**GOAL OF THE EXERCISE**
Say how many lines include the word "document". Reply with nothing but the number.

**EXTRACTED MATERIAL**

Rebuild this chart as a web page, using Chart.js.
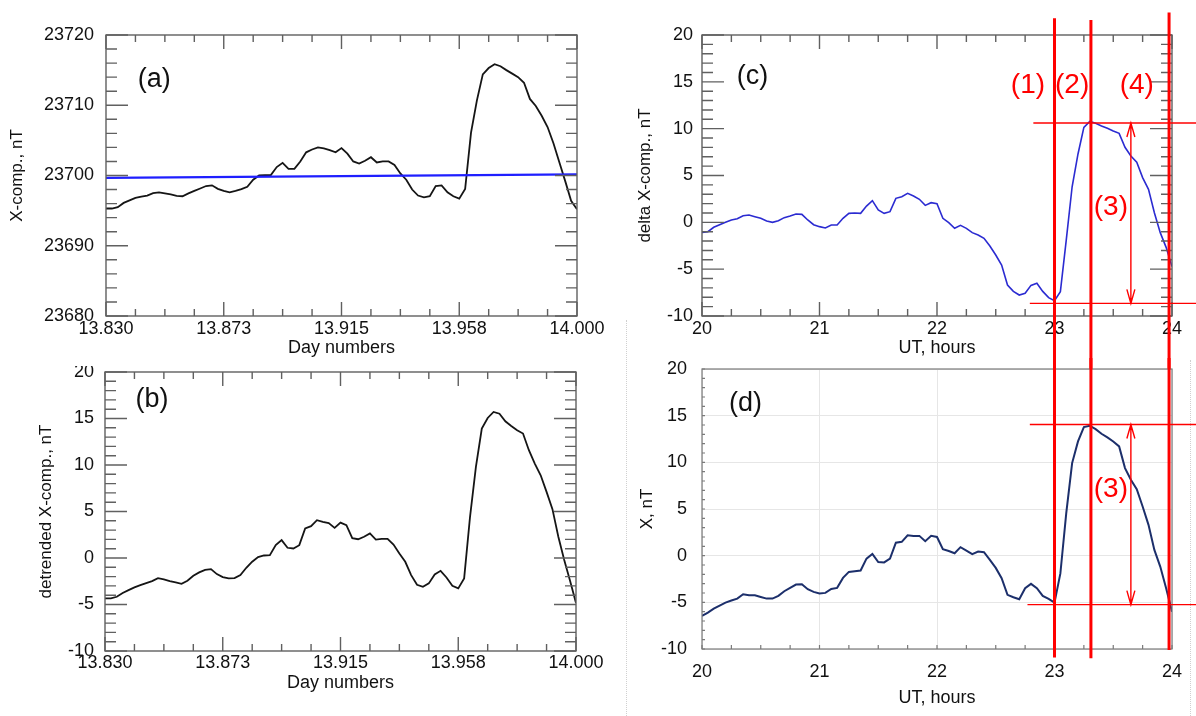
<!DOCTYPE html>
<html>
<head>
<meta charset="utf-8">
<script src="https://cdn.jsdelivr.net/npm/chart.js@4.4.0/dist/chart.umd.min.js"></script>
<style>
  html, body { margin: 0; padding: 0; background: #fff; }
  body { width: 1196px; height: 716px; position: relative; overflow: hidden; }
  canvas { position: absolute; }
  #ca { left: 0; top: 0; }
  #cb { left: 0; top: 366px; }
  #cc { left: 598px; top: 0; }
  #cd { left: 598px; top: 358px; }
  .sep { position: absolute; border-left: 1px dotted #d0d0d0; }
</style>
</head>
<body>
<div class="sep" style="left:626px;top:320px;height:396px"></div>
<div class="sep" style="left:1190px;top:360px;height:356px"></div>
<canvas id="ca" width="620" height="370"></canvas>
<canvas id="cb" width="620" height="350"></canvas>
<canvas id="cc" width="598" height="370"></canvas>
<canvas id="cd" width="598" height="358"></canvas>
<script>
// ---- data ----
const hours = [
  20, 20.05, 20.1, 20.15, 20.2, 20.25, 20.3, 20.35, 20.4, 20.45,
  20.5, 20.55, 20.6, 20.65, 20.7, 20.75, 20.8, 20.85, 20.9, 20.95,
  21, 21.05, 21.1, 21.15, 21.2, 21.25, 21.3, 21.35, 21.4, 21.45,
  21.5, 21.55, 21.6, 21.65, 21.7, 21.75, 21.8, 21.85, 21.9, 21.95,
  22, 22.05, 22.1, 22.15, 22.2, 22.25, 22.3, 22.35, 22.4, 22.45,
  22.5, 22.55, 22.6, 22.65, 22.7, 22.75, 22.8, 22.85, 22.9, 22.95,
  23, 23.05, 23.1, 23.15, 23.2, 23.25, 23.3, 23.35, 23.4, 23.45,
  23.5, 23.55, 23.6, 23.65, 23.7, 23.75, 23.8, 23.85, 23.9, 23.95,
  24
];
const dayLabels = ["13.830", "13.873", "13.915", "13.958", "14.000"];

// (a) X-component, nT
const xComp = [
  23695.3, 23695.3, 23695.5, 23696.1, 23696.45, 23696.8, 23697.0, 23697.15, 23697.5, 23697.6,
  23697.45, 23697.3, 23697.1, 23697.05, 23697.45, 23697.8, 23698.15, 23698.5, 23698.6, 23698.1,
  23697.8, 23697.6, 23697.8, 23698.05, 23698.4, 23699.4, 23700.0, 23700.05, 23700.05, 23701.2,
  23701.8, 23700.95, 23700.95, 23702.0, 23703.3, 23703.7, 23704.0, 23703.85, 23703.6, 23703.3,
  23703.9, 23703.1, 23702.0, 23701.7, 23702.1, 23702.6, 23701.85, 23702.0, 23702.0, 23701.5,
  23700.3, 23699.4, 23698.0, 23697.15, 23696.9, 23697.05, 23698.5, 23698.6, 23697.6, 23697.05,
  23696.7, 23698.1, 23706.1, 23710.7, 23714.4, 23715.3, 23715.85, 23715.55, 23715.0, 23714.5,
  23714.0, 23713.2, 23710.9, 23709.9, 23708.5, 23706.9, 23704.6, 23701.9, 23699.2, 23696.4,
  23695.2
];
const trendHours = [20, 24];
const trendValues = [23699.65, 23700.15];

// (b) detrended X-component
const detrended = [
  -4.35, -4.35, -4.17, -3.77, -3.45, -3.16, -2.91, -2.7, -2.48, -2.16,
  -2.3, -2.48, -2.63, -2.77, -2.45, -1.91, -1.55, -1.27, -1.2, -1.73,
  -2.05, -2.2, -2.16, -1.84, -1.05, -0.4, 0.1, 0.27, 0.3, 1.38,
  1.92, 1.1, 1.02, 1.38, 3.17, 3.42, 4.07, 3.89, 3.75, 3.24,
  3.81, 3.53, 2.13, 2.02, 2.28, 2.64, 1.98, 2.06, 2.06, 1.45,
  0.48, -0.41, -1.84, -2.88, -3.1, -2.73, -1.77, -1.38, -2.09, -2.99,
  -3.27, -2.2, 4.42, 9.8, 13.91, 15.06, 15.7, 15.52, 14.7, 14.2,
  13.73, 13.38, 11.59, 10.15, 8.9, 7.11, 5.25, 2.28, -0.22, -2.48,
  -4.85
];

// (c) delta X-component
const deltaX = [
  -1.07, -1.0, -0.53, -0.25, 0.0, 0.25, 0.39, 0.71, 0.78, 0.6,
  0.43, 0.14, 0.0, 0.18, 0.5, 0.68, 0.89, 0.85, 0.25, -0.25,
  -0.46, -0.6, -0.28, -0.28, 0.43, 0.96, 1.0, 0.96, 1.74, 2.31,
  1.32, 0.96, 1.14, 2.56, 2.74, 3.1, 2.81, 2.46, 1.81, 2.1,
  2.0, 0.43, -0.04, -0.64, -0.32, -0.64, -1.1, -1.35, -1.7, -2.53,
  -3.49, -4.56, -6.69, -7.37, -7.76, -7.58, -6.73, -6.51, -7.37, -8.04,
  -8.36, -7.4, -1.89, 3.8, 7.3, 10.14, 10.78, 10.57, 10.28, 10.04,
  9.75, 9.5, 8.01, 7.08, 6.41, 4.77, 3.52, 1.03, -1.1, -2.67,
  -4.73
];

// (d) X, nT
const xModel = [
  -6.46, -6.1, -5.67, -5.35, -5.03, -4.81, -4.6, -4.13, -4.24, -4.24,
  -4.42, -4.6, -4.6, -4.31, -3.81, -3.45, -3.1, -3.06, -3.6, -3.88,
  -4.06, -3.99, -3.56, -3.45, -2.38, -1.74, -1.67, -1.59, -0.32, 0.18,
  -0.68, -0.72, -0.32, 1.39, 1.48, 2.19, 2.12, 2.12, 1.55, 2.12,
  2.0, 0.69, 0.5, 0.26, 0.91, 0.55, 0.16, 0.44, 0.37, -0.45,
  -1.31, -2.42, -4.2, -4.46, -4.67, -3.49, -3.02, -3.49, -4.31, -4.63,
  -5.03, -1.9, 4.55, 9.92, 12.24, 13.78, 13.92, 13.56, 13.06, 12.67,
  12.24, 11.71, 9.38, 8.13, 7.13, 5.27, 3.3, 0.62, -1.17, -3.49,
  -6.0
];

// red annotations, (1) (2) (4) verticals and (3) levels
const markerHours = [23.0, 23.31, 23.975];
const markerTopC = [21.8, 21.6, 22.4];
const markerEndD = [-10.9, -11.0, -10.1];
const levelsC = [10.6, -8.65];
const levelFromC = [22.82, 22.79];
const levelsD = [14.05, -5.25];
const levelFromD = [22.79, 22.77];
const arrowHour = 23.65;

// ---- drawing ----
const FONT = "'Liberation Sans', Arial, Helvetica, sans-serif";
const RED = "#ff0000";
Chart.defaults.font.family = FONT;

const pts = (xs, ys) => xs.map((h, i) => ({ x: h, y: ys[i] }));

// IDL-style frame with inward ticks
const frameTicks = {
  id: "frameTicks",
  afterDatasetsDraw(chart, args, o) {
    const { ctx, chartArea: a, scales: { x, y } } = chart;
    ctx.save();
    ctx.strokeStyle = o.color;
    ctx.lineWidth = o.width;
    const run = (sc, minor, major, fn) => {
      const n = Math.round((sc.max - sc.min) / minor);
      for (let i = 0; i <= n; i++) {
        const v = sc.min + i * minor;
        const r = v / major;
        fn(sc.getPixelForValue(v), Math.abs(r - Math.round(r)) < 1e-6);
      }
    };
    ctx.beginPath();
    run(x, o.xMinor, o.xMajor, (p, big) => {
      const l = big ? o.xLen[0] : o.xLen[1];
      if (o.sides.includes("b")) { ctx.moveTo(p, a.bottom); ctx.lineTo(p, a.bottom - l); }
      if (o.sides.includes("t")) { ctx.moveTo(p, a.top); ctx.lineTo(p, a.top + l); }
    });
    run(y, o.yMinor, o.yMajor, (p, big) => {
      const l = big ? o.yLen[0] : o.yLen[1];
      if (o.sides.includes("l")) { ctx.moveTo(a.left, p); ctx.lineTo(a.left + l, p); }
      if (o.sides.includes("r")) { ctx.moveTo(a.right, p); ctx.lineTo(a.right - l, p); }
    });
    ctx.stroke();
    ctx.strokeRect(a.left, a.top, a.right - a.left, a.bottom - a.top);
    ctx.restore();
  }
};

const marks = {
  id: "marks",
  afterDraw(chart, args, o) {
    const { ctx, scales: { x, y } } = chart;
    ctx.save();
    (o.tags || []).forEach((t) => {
      ctx.fillStyle = t.color;
      ctx.font = t.size + "px " + FONT;
      ctx.textAlign = "center";
      ctx.textBaseline = "middle";
      ctx.fillText(t.text, x.getPixelForValue(t.x), y.getPixelForValue(t.y));
    });
    ctx.strokeStyle = RED;
    if (o.levels) {
      ctx.lineWidth = 1.4;
      o.levels.forEach((v, i) => {
        const py = y.getPixelForValue(v);
        ctx.beginPath();
        ctx.moveTo(x.getPixelForValue(o.levelFrom[i]), py);
        ctx.lineTo(chart.width, py);
        ctx.stroke();
      });
      const ax = x.getPixelForValue(arrowHour);
      const y1 = y.getPixelForValue(o.levels[0]);
      const y2 = y.getPixelForValue(o.levels[1]);
      ctx.beginPath();
      ctx.moveTo(ax, y1); ctx.lineTo(ax, y2);
      ctx.moveTo(ax - 4, y1 + 14); ctx.lineTo(ax, y1); ctx.lineTo(ax + 4, y1 + 14);
      ctx.moveTo(ax - 4, y2 - 14); ctx.lineTo(ax, y2); ctx.lineTo(ax + 4, y2 - 14);
      ctx.stroke();
    }
    if (o.verticals) {
      ctx.lineWidth = 3;
      markerHours.forEach((h, i) => {
        const px = x.getPixelForValue(h);
        const top = o.vFrom ? y.getPixelForValue(o.vFrom[i]) : 0;
        const bot = o.vTo ? y.getPixelForValue(o.vTo[i]) : chart.height;
        ctx.beginPath();
        ctx.moveTo(px, top);
        ctx.lineTo(px, bot);
        ctx.stroke();
      });
    }
    ctx.restore();
  }
};

function panel(id, o) {
  const cv = document.getElementById(id);
  const W = cv.width, H = cv.height;
  const tickFont = { family: FONT, size: 18 };
  return new Chart(cv, {
    type: "line",
    data: { datasets: o.datasets },
    options: {
      responsive: false,
      animation: false,
      devicePixelRatio: 1,
      layout: { padding: { left: 0, top: o.area.top, right: W - o.area.right, bottom: 0 } },
      elements: { point: { radius: 0 }, line: { tension: 0 } },
      plugins: {
        legend: { display: false },
        tooltip: { enabled: false },
        frameTicks: o.frame,
        marks: o.marks
      },
      scales: {
        x: {
          type: "linear", min: 20, max: 24,
          afterFit: (s) => { s.height = H - o.area.bottom; s.paddingLeft = 0; s.paddingRight = 0; },
          grid: { display: !!o.grid, color: "#e6e6e6", drawTicks: false },
          border: { display: false },
          ticks: { stepSize: 1, padding: o.xPad, color: "#111", font: tickFont,
                   maxRotation: 0, autoSkip: false, callback: o.xLabel || ((v) => String(v)) },
          title: { display: true, text: o.xTitle, color: "#111", font: tickFont,
                   padding: { top: 0, bottom: o.xTitlePad } }
        },
        y: {
          type: "linear", min: o.yMin, max: o.yMax,
          afterFit: (s) => { s.width = o.area.left; s.paddingTop = 0; s.paddingBottom = 0; },
          grid: { display: !!o.grid, color: "#e6e6e6", drawTicks: false },
          border: { display: false },
          ticks: { stepSize: o.yStep, padding: o.yPad, color: "#111", font: tickFont,
                   callback: (v) => String(v) },
          title: { display: true, text: o.yTitle, color: "#111", font: { family: FONT, size: 17 },
                   padding: { top: o.yTitlePad, bottom: 0 } }
        }
      }
    },
    plugins: [frameTicks, marks]
  });
}

const idlFrame = (yMinor, yMajor) => ({
  color: "#606060", width: 1.4, sides: "tblr",
  xMinor: 0.25, xMajor: 1, xLen: [14, 7],
  yMinor, yMajor, yLen: [22, 11]
});
const dayTick = (v) => dayLabels[Math.round(v - 20)];

// (a)
panel("ca", {
  area: { left: 106, top: 35, right: 577, bottom: 316 },
  yMin: 23680, yMax: 23720, yStep: 10, yPad: 12, yTitlePad: 6.8,
  xPad: 2, xTitlePad: 11.2, xLabel: dayTick,
  xTitle: "Day numbers", yTitle: "X-comp., nT",
  frame: idlFrame(2, 10),
  marks: { tags: [{ text: "(a)", x: 20.41, y: 23713.7, color: "#111", size: 27 }] },
  datasets: [
    { data: pts(trendHours, trendValues), borderColor: "#1f1fff", borderWidth: 2.2 },
    { data: pts(hours, xComp), borderColor: "#151515", borderWidth: 1.8 }
  ]
});

// (b)
panel("cb", {
  area: { left: 105, top: 6, right: 576, bottom: 285 },
  yMin: -10, yMax: 20, yStep: 5, yPad: 11, yTitlePad: 35.8,
  xPad: 1.2, xTitlePad: 22.2, xLabel: dayTick,
  xTitle: "Day numbers", yTitle: "detrended X-comp., nT",
  frame: idlFrame(1, 5),
  marks: { tags: [{ text: "(b)", x: 20.4, y: 16.99, color: "#111", size: 27 }] },
  datasets: [
    { data: pts(hours, detrended), borderColor: "#151515", borderWidth: 1.8 }
  ]
});

// (c)
panel("cc", {
  area: { left: 104, top: 35, right: 574, bottom: 316 },
  yMin: -10, yMax: 20, yStep: 5, yPad: 9, yTitlePad: 36.8,
  xPad: 2, xTitlePad: 11.2,
  xTitle: "UT, hours", yTitle: "delta X-comp., nT",
  frame: idlFrame(1, 5),
  marks: {
    tags: [
      { text: "(c)", x: 20.43, y: 15.52, color: "#111", size: 27 },
      { text: "(1)", x: 22.774, y: 14.66, color: RED, size: 28 },
      { text: "(2)", x: 23.15, y: 14.66, color: RED, size: 28 },
      { text: "(4)", x: 23.7, y: 14.66, color: RED, size: 28 },
      { text: "(3)", x: 23.48, y: 1.6, color: RED, size: 28 }
    ],
    levels: levelsC, levelFrom: levelFromC,
    verticals: true, vFrom: markerTopC
  },
  datasets: [
    { data: pts(hours, deltaX), borderColor: "#2b2bd1", borderWidth: 1.6 }
  ]
});

// (d)
panel("cd", {
  area: { left: 104, top: 11, right: 574, bottom: 291 },
  yMin: -10, yMax: 20, yStep: 5, yPad: 15, yTitlePad: 39.3,
  xPad: 12.2, xTitlePad: 7.2, grid: true,
  xTitle: "UT, hours", yTitle: "X, nT",
  frame: { color: "#7a7a7a", width: 1.2, sides: "bl",
           xMinor: 0.25, xMajor: 1, xLen: [4, 4], yMinor: 1, yMajor: 5, yLen: [3, 3] },
  marks: {
    tags: [
      { text: "(d)", x: 20.37, y: 16.28, color: "#111", size: 27 },
      { text: "(3)", x: 23.48, y: 7.1, color: RED, size: 28 }
    ],
    levels: levelsD, levelFrom: levelFromD,
    verticals: true, vTo: markerEndD
  },
  datasets: [
    { data: pts(hours, xModel), borderColor: "#1c2f6b", borderWidth: 2 }
  ]
});
</script>
</body>
</html>
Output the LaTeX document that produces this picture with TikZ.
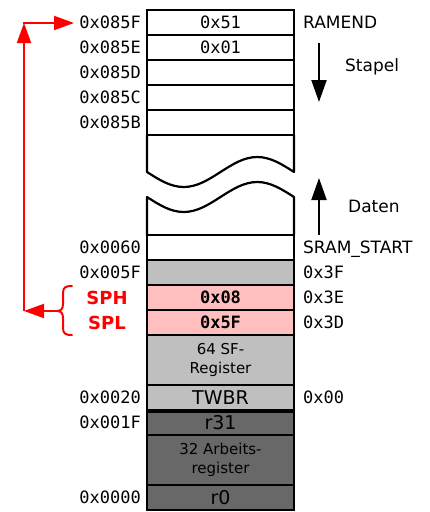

**THE RESULT**
2